I am looking forward to your response.

John said...

With regard to Rev. 13:8, I don't think the passage says that Jesus is "the lamb slain from the foundation of the world."

See my comments here.

Lee said...

Thank you for your comments. I had not heard the idea of ‘foundation of the world’ meaning the new creation. That will require further reading. Your article seems to favor the idea that ‘from the foundation of the world’ modifies ‘written’. This a good article, and I hope all clink on the link to read it. I would add that you may also include Kistemaker and Ralph Bass Jr., on your list of commentaries that support the book of life was written from the foundation of the world, not Jesus being slain from the foundation of the world. First, while I admit the reading is possible, it is still not required. The distance of the prepositional phrase from the word ‘written’ is considerable (I count 12 words) making more likely the idea that ‘from the foundation of the world’ modifies another closer word. The word slain is immediately proceeding the phrase in question. The argument of the similar phrase in chapter 17:8 I think is unconvincing because that phrase leaves out ‘of the Lamb that was slain’. To argue that leaving out the phrase in 17:8 proves the phrase in 13:8 means written from the foundation of the world is difficult. One could just as easily argue the discontinuity between the two passages. If John had wanted to say the book of life was written from the foundation of the world, as he did in 17:8, he simply would have said it. The inclusion of a new phrase provides a new idea completely. Neither idea can make a convincing argument that can tip the scales. Second, I Peter 1:19-20 carries the same idea of a lamb slain destined before the foundation of the world. Thus, the idea is taught in Scripture. John could just as easily be referencing this idea. Even changing the reading of Revelation 13:8 does not escape the force of I Peter. Third, even if the phrase modifies when the book of life was written, does it really change the force of the argument?
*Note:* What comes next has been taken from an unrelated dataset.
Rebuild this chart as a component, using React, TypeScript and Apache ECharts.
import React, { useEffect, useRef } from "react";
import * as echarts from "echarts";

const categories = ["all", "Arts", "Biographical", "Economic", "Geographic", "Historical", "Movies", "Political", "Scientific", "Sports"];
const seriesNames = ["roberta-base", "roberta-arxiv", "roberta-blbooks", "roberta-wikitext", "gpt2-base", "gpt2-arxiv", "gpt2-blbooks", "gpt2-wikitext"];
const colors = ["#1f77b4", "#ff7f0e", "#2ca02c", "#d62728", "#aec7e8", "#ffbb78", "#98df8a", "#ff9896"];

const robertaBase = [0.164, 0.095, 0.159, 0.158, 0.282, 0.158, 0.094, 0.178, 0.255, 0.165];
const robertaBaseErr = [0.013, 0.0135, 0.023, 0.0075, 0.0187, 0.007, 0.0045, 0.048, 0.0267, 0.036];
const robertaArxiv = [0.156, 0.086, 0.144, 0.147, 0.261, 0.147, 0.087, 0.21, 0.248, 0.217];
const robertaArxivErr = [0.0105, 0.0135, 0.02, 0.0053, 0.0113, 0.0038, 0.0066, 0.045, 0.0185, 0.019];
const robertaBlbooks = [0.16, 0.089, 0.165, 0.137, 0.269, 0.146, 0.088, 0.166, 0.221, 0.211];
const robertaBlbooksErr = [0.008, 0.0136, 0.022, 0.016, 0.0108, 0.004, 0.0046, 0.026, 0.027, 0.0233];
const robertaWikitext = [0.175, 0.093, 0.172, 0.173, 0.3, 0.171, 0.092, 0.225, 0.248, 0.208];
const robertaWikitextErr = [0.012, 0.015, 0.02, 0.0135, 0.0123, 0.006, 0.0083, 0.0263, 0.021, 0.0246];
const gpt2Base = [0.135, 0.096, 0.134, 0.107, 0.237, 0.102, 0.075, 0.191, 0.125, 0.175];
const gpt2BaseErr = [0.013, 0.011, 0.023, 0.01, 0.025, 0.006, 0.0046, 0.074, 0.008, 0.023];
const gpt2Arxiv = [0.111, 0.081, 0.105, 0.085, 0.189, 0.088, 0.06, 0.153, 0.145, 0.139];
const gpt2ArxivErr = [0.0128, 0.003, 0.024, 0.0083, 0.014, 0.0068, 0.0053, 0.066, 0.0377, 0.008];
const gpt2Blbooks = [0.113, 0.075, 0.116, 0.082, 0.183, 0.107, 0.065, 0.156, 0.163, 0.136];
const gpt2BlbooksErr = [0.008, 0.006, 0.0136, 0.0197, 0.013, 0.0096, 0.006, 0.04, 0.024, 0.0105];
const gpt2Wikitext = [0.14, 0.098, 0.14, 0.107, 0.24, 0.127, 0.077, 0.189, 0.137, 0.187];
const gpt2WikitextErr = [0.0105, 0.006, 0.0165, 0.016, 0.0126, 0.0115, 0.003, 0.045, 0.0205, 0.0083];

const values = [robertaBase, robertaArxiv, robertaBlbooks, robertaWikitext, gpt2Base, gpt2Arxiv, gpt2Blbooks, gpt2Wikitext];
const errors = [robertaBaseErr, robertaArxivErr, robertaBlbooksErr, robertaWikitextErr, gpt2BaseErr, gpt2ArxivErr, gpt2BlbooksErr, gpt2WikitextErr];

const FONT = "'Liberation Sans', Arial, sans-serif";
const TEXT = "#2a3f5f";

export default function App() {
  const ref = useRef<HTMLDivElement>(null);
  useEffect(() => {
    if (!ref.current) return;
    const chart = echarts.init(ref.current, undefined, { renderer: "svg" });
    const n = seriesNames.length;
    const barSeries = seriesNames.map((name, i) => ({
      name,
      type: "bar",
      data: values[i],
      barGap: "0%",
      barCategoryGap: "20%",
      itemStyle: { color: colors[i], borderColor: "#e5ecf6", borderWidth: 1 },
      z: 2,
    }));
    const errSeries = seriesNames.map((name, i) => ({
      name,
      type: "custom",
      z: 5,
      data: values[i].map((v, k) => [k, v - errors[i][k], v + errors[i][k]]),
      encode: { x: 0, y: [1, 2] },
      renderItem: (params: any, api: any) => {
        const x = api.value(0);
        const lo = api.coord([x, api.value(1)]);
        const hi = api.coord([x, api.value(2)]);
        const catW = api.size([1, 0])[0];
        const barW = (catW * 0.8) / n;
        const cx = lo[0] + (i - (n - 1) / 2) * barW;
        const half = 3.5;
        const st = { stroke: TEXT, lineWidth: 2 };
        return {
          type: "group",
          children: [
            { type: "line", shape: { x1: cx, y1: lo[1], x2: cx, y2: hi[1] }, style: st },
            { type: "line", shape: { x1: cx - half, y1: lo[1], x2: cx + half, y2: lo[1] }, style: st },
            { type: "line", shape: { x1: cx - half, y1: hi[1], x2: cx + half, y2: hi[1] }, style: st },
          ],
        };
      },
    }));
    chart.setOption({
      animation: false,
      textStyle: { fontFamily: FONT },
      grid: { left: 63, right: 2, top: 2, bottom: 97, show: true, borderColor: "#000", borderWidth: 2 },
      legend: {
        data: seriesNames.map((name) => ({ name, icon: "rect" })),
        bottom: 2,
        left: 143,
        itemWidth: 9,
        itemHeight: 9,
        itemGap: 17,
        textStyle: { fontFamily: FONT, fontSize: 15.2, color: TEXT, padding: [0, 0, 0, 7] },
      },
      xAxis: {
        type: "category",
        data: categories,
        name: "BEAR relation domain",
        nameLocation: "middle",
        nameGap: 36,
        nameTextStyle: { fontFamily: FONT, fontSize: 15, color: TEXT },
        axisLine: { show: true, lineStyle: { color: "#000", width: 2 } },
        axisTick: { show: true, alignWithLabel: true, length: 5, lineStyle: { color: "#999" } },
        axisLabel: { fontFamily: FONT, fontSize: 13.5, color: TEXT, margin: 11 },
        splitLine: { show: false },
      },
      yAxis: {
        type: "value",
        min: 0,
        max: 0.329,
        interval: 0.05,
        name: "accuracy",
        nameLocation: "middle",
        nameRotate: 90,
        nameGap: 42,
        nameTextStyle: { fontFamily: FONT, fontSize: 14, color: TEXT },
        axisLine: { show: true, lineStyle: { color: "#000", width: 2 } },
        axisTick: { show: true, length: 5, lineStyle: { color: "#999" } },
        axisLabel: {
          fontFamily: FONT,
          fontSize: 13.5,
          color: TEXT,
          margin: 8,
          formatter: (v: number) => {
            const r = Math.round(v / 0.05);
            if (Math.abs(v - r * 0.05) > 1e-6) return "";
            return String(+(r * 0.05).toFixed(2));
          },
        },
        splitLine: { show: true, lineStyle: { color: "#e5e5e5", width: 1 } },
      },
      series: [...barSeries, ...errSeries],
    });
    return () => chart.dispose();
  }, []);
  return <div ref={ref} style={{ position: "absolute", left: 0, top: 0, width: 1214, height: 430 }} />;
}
Your reading would place the idea that there was a reprobation decree to damn some not written in the lamb’s book of life from before the foundation of the world. It would still argue for the idea that Jesus always was viewed as having to come and die to save the saints whose names appeared in his book, since having a book with some names and not others implies the existence of sin. I am willing to go with either reading since it seems debatable. Yet, I do not think the new reading nullifies the argument against the necessity of the incarnation of Jesus Christ.